What needs to be done: Skip any picture you find and retype all the remaining lines exactly.

Collected data:

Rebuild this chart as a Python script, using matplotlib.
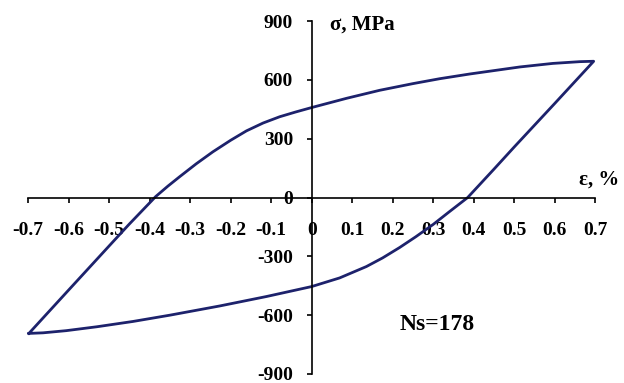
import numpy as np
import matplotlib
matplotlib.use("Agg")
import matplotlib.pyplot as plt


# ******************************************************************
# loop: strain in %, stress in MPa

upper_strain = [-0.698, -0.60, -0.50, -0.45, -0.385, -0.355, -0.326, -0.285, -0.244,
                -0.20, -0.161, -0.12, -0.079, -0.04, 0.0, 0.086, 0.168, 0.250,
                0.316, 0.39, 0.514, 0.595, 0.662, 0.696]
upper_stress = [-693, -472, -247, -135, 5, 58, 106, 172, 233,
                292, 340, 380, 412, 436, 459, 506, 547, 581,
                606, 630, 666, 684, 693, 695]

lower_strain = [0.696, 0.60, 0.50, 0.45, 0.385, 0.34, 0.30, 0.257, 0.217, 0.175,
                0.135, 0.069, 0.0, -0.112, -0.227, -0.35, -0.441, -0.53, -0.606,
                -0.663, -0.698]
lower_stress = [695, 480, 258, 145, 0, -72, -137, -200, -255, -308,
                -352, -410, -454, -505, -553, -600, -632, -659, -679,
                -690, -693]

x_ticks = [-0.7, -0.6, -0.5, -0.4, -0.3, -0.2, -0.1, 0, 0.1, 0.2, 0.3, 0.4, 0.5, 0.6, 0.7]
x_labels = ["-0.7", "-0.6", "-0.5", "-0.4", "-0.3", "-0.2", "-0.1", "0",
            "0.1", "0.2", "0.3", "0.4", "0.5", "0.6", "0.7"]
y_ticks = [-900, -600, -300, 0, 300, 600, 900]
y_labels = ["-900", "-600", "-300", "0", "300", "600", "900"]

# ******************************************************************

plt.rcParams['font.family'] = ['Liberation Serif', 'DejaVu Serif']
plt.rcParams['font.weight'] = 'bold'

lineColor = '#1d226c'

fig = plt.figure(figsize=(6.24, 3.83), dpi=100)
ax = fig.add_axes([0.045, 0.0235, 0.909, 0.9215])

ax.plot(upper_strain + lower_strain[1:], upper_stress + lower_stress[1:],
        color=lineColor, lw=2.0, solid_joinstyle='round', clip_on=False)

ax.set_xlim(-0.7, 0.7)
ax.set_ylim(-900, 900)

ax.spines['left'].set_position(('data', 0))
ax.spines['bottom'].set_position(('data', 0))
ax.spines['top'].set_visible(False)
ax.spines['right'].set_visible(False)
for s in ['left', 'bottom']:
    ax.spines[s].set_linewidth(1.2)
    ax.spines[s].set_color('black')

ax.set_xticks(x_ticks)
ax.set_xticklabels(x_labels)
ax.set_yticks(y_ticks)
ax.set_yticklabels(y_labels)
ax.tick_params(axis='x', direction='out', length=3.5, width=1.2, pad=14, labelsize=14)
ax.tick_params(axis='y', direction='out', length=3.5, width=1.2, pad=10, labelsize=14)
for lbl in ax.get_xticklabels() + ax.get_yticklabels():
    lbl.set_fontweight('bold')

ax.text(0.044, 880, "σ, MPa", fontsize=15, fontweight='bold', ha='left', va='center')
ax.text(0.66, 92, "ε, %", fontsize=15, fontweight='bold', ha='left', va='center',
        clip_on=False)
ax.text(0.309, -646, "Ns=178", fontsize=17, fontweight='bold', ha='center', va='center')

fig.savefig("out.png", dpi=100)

Response below:
Rebuild this chart as a Python script, using matplotlib.
import numpy as np
import matplotlib
matplotlib.use("Agg")
import matplotlib.pyplot as plt


# ******************************************************************
# loop: strain in %, stress in MPa

upper_strain = [-0.698, -0.60, -0.50, -0.45, -0.385, -0.355, -0.326, -0.285, -0.244,
                -0.20, -0.161, -0.12, -0.079, -0.04, 0.0, 0.086, 0.168, 0.250,
                0.316, 0.39, 0.514, 0.595, 0.662, 0.696]
upper_stress = [-693, -472, -247, -135, 5, 58, 106, 172, 233,
                292, 340, 380, 412, 436, 459, 506, 547, 581,
                606, 630, 666, 684, 693, 695]

lower_strain = [0.696, 0.60, 0.50, 0.45, 0.385, 0.34, 0.30, 0.257, 0.217, 0.175,
                0.135, 0.069, 0.0, -0.112, -0.227, -0.35, -0.441, -0.53, -0.606,
                -0.663, -0.698]
lower_stress = [695, 480, 258, 145, 0, -72, -137, -200, -255, -308,
                -352, -410, -454, -505, -553, -600, -632, -659, -679,
                -690, -693]

x_ticks = [-0.7, -0.6, -0.5, -0.4, -0.3, -0.2, -0.1, 0, 0.1, 0.2, 0.3, 0.4, 0.5, 0.6, 0.7]
x_labels = ["-0.7", "-0.6", "-0.5", "-0.4", "-0.3", "-0.2", "-0.1", "0",
            "0.1", "0.2", "0.3", "0.4", "0.5", "0.6", "0.7"]
y_ticks = [-900, -600, -300, 0, 300, 600, 900]
y_labels = ["-900", "-600", "-300", "0", "300", "600", "900"]

# ******************************************************************

plt.rcParams['font.family'] = ['Liberation Serif', 'DejaVu Serif']
plt.rcParams['font.weight'] = 'bold'

lineColor = '#1d226c'

fig = plt.figure(figsize=(6.24, 3.83), dpi=100)
ax = fig.add_axes([0.045, 0.0235, 0.909, 0.9215])

ax.plot(upper_strain + lower_strain[1:], upper_stress + lower_stress[1:],
        color=lineColor, lw=2.0, solid_joinstyle='round', clip_on=False)

ax.set_xlim(-0.7, 0.7)
ax.set_ylim(-900, 900)

ax.spines['left'].set_position(('data', 0))
ax.spines['bottom'].set_position(('data', 0))
ax.spines['top'].set_visible(False)
ax.spines['right'].set_visible(False)
for s in ['left', 'bottom']:
    ax.spines[s].set_linewidth(1.2)
    ax.spines[s].set_color('black')

ax.set_xticks(x_ticks)
ax.set_xticklabels(x_labels)
ax.set_yticks(y_ticks)
ax.set_yticklabels(y_labels)
ax.tick_params(axis='x', direction='out', length=3.5, width=1.2, pad=14, labelsize=14)
ax.tick_params(axis='y', direction='out', length=3.5, width=1.2, pad=10, labelsize=14)
for lbl in ax.get_xticklabels() + ax.get_yticklabels():
    lbl.set_fontweight('bold')

ax.text(0.044, 880, "σ, MPa", fontsize=15, fontweight='bold', ha='left', va='center')
ax.text(0.66, 92, "ε, %", fontsize=15, fontweight='bold', ha='left', va='center',
        clip_on=False)
ax.text(0.309, -646, "Ns=178", fontsize=17, fontweight='bold', ha='center', va='center')

fig.savefig("out.png", dpi=100)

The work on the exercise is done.